## Stated goal
Extract the whole listing as it stands. Do not include the pictures.

## Source material

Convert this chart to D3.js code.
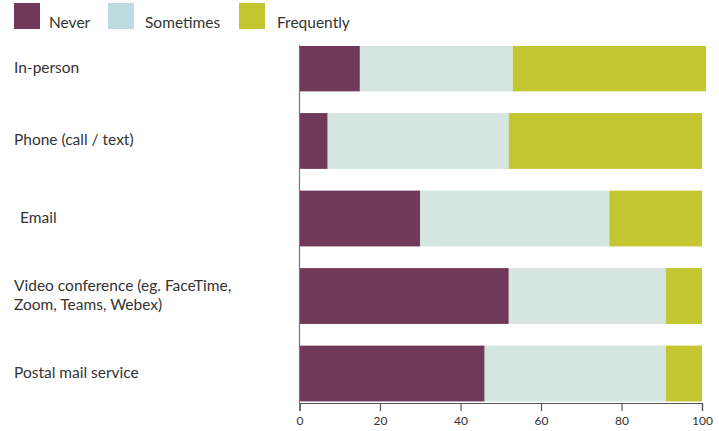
<!DOCTYPE html>
<html>
<head>
<meta charset="utf-8">
<script src="https://cdn.jsdelivr.net/npm/d3@7"></script>
<style>
  body { margin: 0; background: #fff; }
  text { font-family: Lato, "Open Sans", sans-serif; fill: #333; }
</style>
</head>
<body>
<div id="mainDiv"></div>
<script>
var categories = ["In-person", "Phone (call / text)", "Email", "Video conference (eg. FaceTime,|Zoom, Teams, Webex)", "Postal mail service"];
var seriesNames = ["Never", "Sometimes", "Frequently"];
var never = [15, 7, 30, 52, 46];
var sometimes = [38, 45, 47, 39, 45];
var frequently = [48, 48, 23, 9, 9];
var ticks = [0, 20, 40, 60, 80, 100];

var barColors = ["#713959", "#d5e5df", "#c4c630"];
var legendColors = ["#713959", "#bcdcdf", "#c4c630"];

var mySvg = d3.select("#mainDiv").append("svg")
              .attr("width", 719)
              .attr("height", 431);

var x = d3.scaleLinear().domain([0, 100]).range([299.5, 702]);
var y = d3.scaleBand().domain(categories).range([34, 403])
          .paddingInner(0.28).paddingOuter(0.02);

var rows = categories.map(function (c, i) {
    return { cat: c, Never: never[i], Sometimes: sometimes[i], Frequently: frequently[i] };
});
var stacked = d3.stack().keys(seriesNames)(rows);

// plot area starts below the legend, first bar gets cut
mySvg.append("clipPath").attr("id", "plotClip")
     .append("rect")
     .attr("x", 0).attr("y", 46).attr("width", 719).attr("height", 400);

var g = mySvg.append("g").attr("clip-path", "url(#plotClip)");
g.selectAll("g.series")
 .data(stacked)
 .enter().append("g")
 .attr("class", "series")
 .attr("fill", function (d, i) { return barColors[i]; })
 .selectAll("rect")
 .data(function (d) { return d; })
 .enter().append("rect")
 .attr("x", function (d) { return x(d[0]); })
 .attr("y", function (d) { return y(d.data.cat); })
 .attr("width", function (d) { return x(d[1]) - x(d[0]); })
 .attr("height", y.bandwidth());

// vertical axis line
mySvg.append("line")
     .attr("x1", x(0)).attr("x2", x(0))
     .attr("y1", 45).attr("y2", 403)
     .attr("stroke", "#777").attr("stroke-width", 1.2);

// x axis
var xAxis = mySvg.append("g")
     .attr("transform", "translate(0,403)")
     .call(d3.axisBottom(x).tickValues(ticks).tickSize(8).tickPadding(5));
xAxis.select(".domain").attr("stroke", "#555").attr("stroke-width", 1.2);
xAxis.selectAll(".tick line").attr("stroke", "#555").attr("stroke-width", 1.2);
xAxis.selectAll(".tick text")
     .style("font-family", "Lato, sans-serif")
     .style("font-size", "12px")
     .attr("fill", "#333");

// category labels
var labelX = [14, 14, 20, 14, 14];
categories.forEach(function (c, i) {
    var top = Math.max(y(c), 46);
    var mid = (top + y(c) + y.bandwidth()) / 2;
    var lines = c.split("|");
    var t = mySvg.append("text")
                 .attr("x", labelX[i])
                 .attr("y", mid - (lines.length - 1) * 9.5 + 4)
                 .style("font-size", "15.5px");
    lines.forEach(function (l, k) {
        t.append("tspan").attr("x", labelX[i]).attr("dy", k === 0 ? 0 : 19).text(l);
    });
});

// legend
var legendX = [14, 108, 239];
var legendTextX = [49, 145, 277];
seriesNames.forEach(function (s, i) {
    mySvg.append("rect")
         .attr("x", legendX[i]).attr("y", 3)
         .attr("width", 26).attr("height", 26)
         .attr("fill", legendColors[i]);
    mySvg.append("text")
         .attr("x", legendTextX[i]).attr("y", 28)
         .style("font-size", "15.5px")
         .text(s);
});
</script>
</body>
</html>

## Full response
Convert this chart to D3.js code.
<!DOCTYPE html>
<html>
<head>
<meta charset="utf-8">
<script src="https://cdn.jsdelivr.net/npm/d3@7"></script>
<style>
  body { margin: 0; background: #fff; }
  text { font-family: Lato, "Open Sans", sans-serif; fill: #333; }
</style>
</head>
<body>
<div id="mainDiv"></div>
<script>
var categories = ["In-person", "Phone (call / text)", "Email", "Video conference (eg. FaceTime,|Zoom, Teams, Webex)", "Postal mail service"];
var seriesNames = ["Never", "Sometimes", "Frequently"];
var never = [15, 7, 30, 52, 46];
var sometimes = [38, 45, 47, 39, 45];
var frequently = [48, 48, 23, 9, 9];
var ticks = [0, 20, 40, 60, 80, 100];

var barColors = ["#713959", "#d5e5df", "#c4c630"];
var legendColors = ["#713959", "#bcdcdf", "#c4c630"];

var mySvg = d3.select("#mainDiv").append("svg")
              .attr("width", 719)
              .attr("height", 431);

var x = d3.scaleLinear().domain([0, 100]).range([299.5, 702]);
var y = d3.scaleBand().domain(categories).range([34, 403])
          .paddingInner(0.28).paddingOuter(0.02);

var rows = categories.map(function (c, i) {
    return { cat: c, Never: never[i], Sometimes: sometimes[i], Frequently: frequently[i] };
});
var stacked = d3.stack().keys(seriesNames)(rows);

// plot area starts below the legend, first bar gets cut
mySvg.append("clipPath").attr("id", "plotClip")
     .append("rect")
     .attr("x", 0).attr("y", 46).attr("width", 719).attr("height", 400);

var g = mySvg.append("g").attr("clip-path", "url(#plotClip)");
g.selectAll("g.series")
 .data(stacked)
 .enter().append("g")
 .attr("class", "series")
 .attr("fill", function (d, i) { return barColors[i]; })
 .selectAll("rect")
 .data(function (d) { return d; })
 .enter().append("rect")
 .attr("x", function (d) { return x(d[0]); })
 .attr("y", function (d) { return y(d.data.cat); })
 .attr("width", function (d) { return x(d[1]) - x(d[0]); })
 .attr("height", y.bandwidth());

// vertical axis line
mySvg.append("line")
     .attr("x1", x(0)).attr("x2", x(0))
     .attr("y1", 45).attr("y2", 403)
     .attr("stroke", "#777").attr("stroke-width", 1.2);

// x axis
var xAxis = mySvg.append("g")
     .attr("transform", "translate(0,403)")
     .call(d3.axisBottom(x).tickValues(ticks).tickSize(8).tickPadding(5));
xAxis.select(".domain").attr("stroke", "#555").attr("stroke-width", 1.2);
xAxis.selectAll(".tick line").attr("stroke", "#555").attr("stroke-width", 1.2);
xAxis.selectAll(".tick text")
     .style("font-family", "Lato, sans-serif")
     .style("font-size", "12px")
     .attr("fill", "#333");

// category labels
var labelX = [14, 14, 20, 14, 14];
categories.forEach(function (c, i) {
    var top = Math.max(y(c), 46);
    var mid = (top + y(c) + y.bandwidth()) / 2;
    var lines = c.split("|");
    var t = mySvg.append("text")
                 .attr("x", labelX[i])
                 .attr("y", mid - (lines.length - 1) * 9.5 + 4)
                 .style("font-size", "15.5px");
    lines.forEach(function (l, k) {
        t.append("tspan").attr("x", labelX[i]).attr("dy", k === 0 ? 0 : 19).text(l);
    });
});

// legend
var legendX = [14, 108, 239];
var legendTextX = [49, 145, 277];
seriesNames.forEach(function (s, i) {
    mySvg.append("rect")
         .attr("x", legendX[i]).attr("y", 3)
         .attr("width", 26).attr("height", 26)
         .attr("fill", legendColors[i]);
    mySvg.append("text")
         .attr("x", legendTextX[i]).attr("y", 28)
         .style("font-size", "15.5px")
         .text(s);
});
</script>
</body>
</html>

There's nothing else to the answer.